··· Data in this exercise ···

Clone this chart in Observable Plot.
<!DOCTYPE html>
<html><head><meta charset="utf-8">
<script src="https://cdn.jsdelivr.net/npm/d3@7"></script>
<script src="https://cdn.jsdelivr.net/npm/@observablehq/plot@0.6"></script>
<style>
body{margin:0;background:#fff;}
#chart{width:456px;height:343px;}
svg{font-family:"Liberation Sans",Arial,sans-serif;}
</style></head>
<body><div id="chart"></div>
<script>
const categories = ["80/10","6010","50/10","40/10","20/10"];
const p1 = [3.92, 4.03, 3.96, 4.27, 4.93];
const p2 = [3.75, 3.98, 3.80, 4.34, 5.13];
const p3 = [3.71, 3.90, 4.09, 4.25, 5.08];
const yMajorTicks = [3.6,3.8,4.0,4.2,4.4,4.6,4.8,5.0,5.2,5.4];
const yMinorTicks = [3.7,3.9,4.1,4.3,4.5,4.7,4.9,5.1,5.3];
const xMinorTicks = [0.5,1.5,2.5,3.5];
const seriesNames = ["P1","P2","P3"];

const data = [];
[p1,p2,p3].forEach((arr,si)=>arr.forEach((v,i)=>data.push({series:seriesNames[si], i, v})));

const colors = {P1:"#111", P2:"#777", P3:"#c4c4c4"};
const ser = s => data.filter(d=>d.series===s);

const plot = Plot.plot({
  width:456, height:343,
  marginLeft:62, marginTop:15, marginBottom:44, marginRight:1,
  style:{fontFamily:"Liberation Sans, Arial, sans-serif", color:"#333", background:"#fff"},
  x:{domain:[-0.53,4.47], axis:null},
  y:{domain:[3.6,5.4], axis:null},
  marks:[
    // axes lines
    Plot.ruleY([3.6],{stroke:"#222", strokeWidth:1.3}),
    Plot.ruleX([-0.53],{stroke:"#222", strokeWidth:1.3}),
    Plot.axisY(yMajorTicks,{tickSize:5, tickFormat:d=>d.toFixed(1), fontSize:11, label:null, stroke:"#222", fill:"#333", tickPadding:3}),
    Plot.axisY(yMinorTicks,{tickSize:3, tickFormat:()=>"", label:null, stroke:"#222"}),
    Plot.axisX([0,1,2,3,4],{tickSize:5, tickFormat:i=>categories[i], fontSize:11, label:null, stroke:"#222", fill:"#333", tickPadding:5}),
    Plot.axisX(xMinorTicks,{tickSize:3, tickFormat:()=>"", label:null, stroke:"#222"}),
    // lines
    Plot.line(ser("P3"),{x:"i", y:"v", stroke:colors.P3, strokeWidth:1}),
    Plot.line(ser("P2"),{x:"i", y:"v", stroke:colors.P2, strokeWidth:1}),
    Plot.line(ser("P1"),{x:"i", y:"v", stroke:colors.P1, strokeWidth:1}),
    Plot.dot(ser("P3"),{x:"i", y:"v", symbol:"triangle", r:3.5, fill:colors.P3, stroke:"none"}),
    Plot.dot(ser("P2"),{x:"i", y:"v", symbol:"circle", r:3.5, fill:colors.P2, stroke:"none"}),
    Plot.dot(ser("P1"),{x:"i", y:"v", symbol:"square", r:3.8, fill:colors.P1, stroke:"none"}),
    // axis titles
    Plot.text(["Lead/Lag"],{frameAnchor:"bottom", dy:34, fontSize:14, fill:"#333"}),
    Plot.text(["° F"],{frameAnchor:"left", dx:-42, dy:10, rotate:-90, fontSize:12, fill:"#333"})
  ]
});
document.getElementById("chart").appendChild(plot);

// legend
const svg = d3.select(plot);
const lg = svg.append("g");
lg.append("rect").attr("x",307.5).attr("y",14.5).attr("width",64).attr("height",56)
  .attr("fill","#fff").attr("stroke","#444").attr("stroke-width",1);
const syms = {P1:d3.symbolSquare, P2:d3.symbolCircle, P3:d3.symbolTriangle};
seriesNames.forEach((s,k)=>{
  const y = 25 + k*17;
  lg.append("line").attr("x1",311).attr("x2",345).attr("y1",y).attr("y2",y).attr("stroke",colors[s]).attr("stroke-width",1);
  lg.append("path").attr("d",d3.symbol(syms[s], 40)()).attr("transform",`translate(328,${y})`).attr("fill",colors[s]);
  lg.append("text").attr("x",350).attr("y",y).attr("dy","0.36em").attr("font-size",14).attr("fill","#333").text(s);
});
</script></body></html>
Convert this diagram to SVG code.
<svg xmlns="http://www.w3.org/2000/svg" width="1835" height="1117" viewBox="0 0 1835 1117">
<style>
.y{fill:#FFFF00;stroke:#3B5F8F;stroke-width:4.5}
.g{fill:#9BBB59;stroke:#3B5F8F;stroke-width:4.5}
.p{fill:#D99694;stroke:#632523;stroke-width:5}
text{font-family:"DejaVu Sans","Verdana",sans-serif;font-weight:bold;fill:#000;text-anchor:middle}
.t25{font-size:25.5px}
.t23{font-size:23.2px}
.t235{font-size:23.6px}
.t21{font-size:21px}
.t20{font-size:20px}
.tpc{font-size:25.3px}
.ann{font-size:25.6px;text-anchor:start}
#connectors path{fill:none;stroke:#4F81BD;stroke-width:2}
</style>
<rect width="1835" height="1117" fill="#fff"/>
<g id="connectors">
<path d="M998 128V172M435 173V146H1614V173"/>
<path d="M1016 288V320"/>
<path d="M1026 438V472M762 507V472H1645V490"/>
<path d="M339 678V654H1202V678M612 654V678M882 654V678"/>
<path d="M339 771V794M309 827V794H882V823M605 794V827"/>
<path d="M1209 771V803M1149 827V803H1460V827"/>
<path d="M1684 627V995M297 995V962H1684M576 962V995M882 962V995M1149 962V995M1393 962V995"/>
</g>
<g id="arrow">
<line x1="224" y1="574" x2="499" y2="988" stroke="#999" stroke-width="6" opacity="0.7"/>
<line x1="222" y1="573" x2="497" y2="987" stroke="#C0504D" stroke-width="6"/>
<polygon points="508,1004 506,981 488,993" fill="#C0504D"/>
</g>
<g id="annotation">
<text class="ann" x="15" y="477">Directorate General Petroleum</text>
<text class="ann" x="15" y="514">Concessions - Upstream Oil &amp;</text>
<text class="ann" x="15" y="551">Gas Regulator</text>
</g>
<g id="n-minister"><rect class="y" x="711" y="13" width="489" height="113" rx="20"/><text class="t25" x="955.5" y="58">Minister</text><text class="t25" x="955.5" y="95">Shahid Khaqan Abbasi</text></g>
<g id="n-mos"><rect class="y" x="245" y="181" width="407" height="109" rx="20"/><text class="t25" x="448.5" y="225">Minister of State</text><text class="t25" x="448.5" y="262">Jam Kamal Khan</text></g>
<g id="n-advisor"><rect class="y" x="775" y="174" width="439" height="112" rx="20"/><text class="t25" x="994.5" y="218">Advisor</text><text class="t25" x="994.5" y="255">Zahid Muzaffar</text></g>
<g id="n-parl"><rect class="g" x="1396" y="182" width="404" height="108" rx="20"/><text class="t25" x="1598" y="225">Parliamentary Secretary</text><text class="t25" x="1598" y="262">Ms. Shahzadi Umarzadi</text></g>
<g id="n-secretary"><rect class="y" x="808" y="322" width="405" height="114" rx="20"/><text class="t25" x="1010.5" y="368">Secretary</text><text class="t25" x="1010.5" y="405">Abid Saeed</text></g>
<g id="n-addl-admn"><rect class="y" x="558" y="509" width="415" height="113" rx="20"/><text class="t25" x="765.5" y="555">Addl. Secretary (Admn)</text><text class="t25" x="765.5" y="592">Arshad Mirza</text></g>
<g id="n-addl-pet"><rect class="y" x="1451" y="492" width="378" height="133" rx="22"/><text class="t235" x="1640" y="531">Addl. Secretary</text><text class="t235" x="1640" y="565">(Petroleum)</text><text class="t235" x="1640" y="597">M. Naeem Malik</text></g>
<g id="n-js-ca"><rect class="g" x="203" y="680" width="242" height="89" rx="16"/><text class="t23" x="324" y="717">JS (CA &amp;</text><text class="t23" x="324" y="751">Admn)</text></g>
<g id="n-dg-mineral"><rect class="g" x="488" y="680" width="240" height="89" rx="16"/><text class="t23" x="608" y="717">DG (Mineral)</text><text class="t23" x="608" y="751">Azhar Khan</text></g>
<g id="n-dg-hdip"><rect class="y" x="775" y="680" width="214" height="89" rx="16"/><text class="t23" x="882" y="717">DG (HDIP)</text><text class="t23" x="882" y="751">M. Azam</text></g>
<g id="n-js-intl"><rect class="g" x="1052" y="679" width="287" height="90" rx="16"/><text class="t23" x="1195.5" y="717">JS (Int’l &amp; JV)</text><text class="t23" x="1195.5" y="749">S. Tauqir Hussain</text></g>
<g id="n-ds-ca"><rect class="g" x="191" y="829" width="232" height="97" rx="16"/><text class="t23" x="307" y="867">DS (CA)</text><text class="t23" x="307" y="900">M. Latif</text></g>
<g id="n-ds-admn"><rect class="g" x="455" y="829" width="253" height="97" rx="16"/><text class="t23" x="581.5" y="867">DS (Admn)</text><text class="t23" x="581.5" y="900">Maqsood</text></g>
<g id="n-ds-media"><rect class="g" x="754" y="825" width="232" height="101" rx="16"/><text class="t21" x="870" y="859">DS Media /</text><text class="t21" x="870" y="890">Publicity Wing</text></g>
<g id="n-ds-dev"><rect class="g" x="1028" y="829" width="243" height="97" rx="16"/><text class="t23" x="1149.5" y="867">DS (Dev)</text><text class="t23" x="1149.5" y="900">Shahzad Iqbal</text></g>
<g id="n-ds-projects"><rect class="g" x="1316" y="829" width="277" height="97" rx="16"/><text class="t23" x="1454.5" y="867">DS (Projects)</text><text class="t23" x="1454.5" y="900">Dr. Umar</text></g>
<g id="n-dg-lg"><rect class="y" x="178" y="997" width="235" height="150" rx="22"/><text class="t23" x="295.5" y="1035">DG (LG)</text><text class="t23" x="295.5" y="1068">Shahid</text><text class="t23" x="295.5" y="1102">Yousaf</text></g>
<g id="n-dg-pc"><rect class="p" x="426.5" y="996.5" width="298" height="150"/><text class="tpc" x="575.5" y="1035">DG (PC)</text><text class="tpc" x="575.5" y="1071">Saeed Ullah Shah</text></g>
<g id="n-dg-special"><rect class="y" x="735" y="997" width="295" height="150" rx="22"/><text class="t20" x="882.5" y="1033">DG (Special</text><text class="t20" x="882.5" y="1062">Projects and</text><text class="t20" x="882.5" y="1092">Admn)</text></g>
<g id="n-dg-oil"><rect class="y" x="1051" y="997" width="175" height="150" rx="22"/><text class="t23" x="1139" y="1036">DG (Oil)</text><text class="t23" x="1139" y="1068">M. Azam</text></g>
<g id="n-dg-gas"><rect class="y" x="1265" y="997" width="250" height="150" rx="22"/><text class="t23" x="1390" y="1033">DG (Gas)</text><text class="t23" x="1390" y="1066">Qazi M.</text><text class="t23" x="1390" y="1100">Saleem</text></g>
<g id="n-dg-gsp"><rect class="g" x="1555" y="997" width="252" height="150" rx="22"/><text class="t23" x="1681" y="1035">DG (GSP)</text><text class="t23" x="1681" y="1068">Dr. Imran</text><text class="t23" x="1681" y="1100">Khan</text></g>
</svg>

···

_Directive_: Quote the data above verbatim from its first line to the line that includes "const ser = s", with both boundary lines retained.

_The solution_:
Clone this chart in Observable Plot.
<!DOCTYPE html>
<html><head><meta charset="utf-8">
<script src="https://cdn.jsdelivr.net/npm/d3@7"></script>
<script src="https://cdn.jsdelivr.net/npm/@observablehq/plot@0.6"></script>
<style>
body{margin:0;background:#fff;}
#chart{width:456px;height:343px;}
svg{font-family:"Liberation Sans",Arial,sans-serif;}
</style></head>
<body><div id="chart"></div>
<script>
const categories = ["80/10","6010","50/10","40/10","20/10"];
const p1 = [3.92, 4.03, 3.96, 4.27, 4.93];
const p2 = [3.75, 3.98, 3.80, 4.34, 5.13];
const p3 = [3.71, 3.90, 4.09, 4.25, 5.08];
const yMajorTicks = [3.6,3.8,4.0,4.2,4.4,4.6,4.8,5.0,5.2,5.4];
const yMinorTicks = [3.7,3.9,4.1,4.3,4.5,4.7,4.9,5.1,5.3];
const xMinorTicks = [0.5,1.5,2.5,3.5];
const seriesNames = ["P1","P2","P3"];

const data = [];
[p1,p2,p3].forEach((arr,si)=>arr.forEach((v,i)=>data.push({series:seriesNames[si], i, v})));

const colors = {P1:"#111", P2:"#777", P3:"#c4c4c4"};
const ser = s => data.filter(d=>d.series===s);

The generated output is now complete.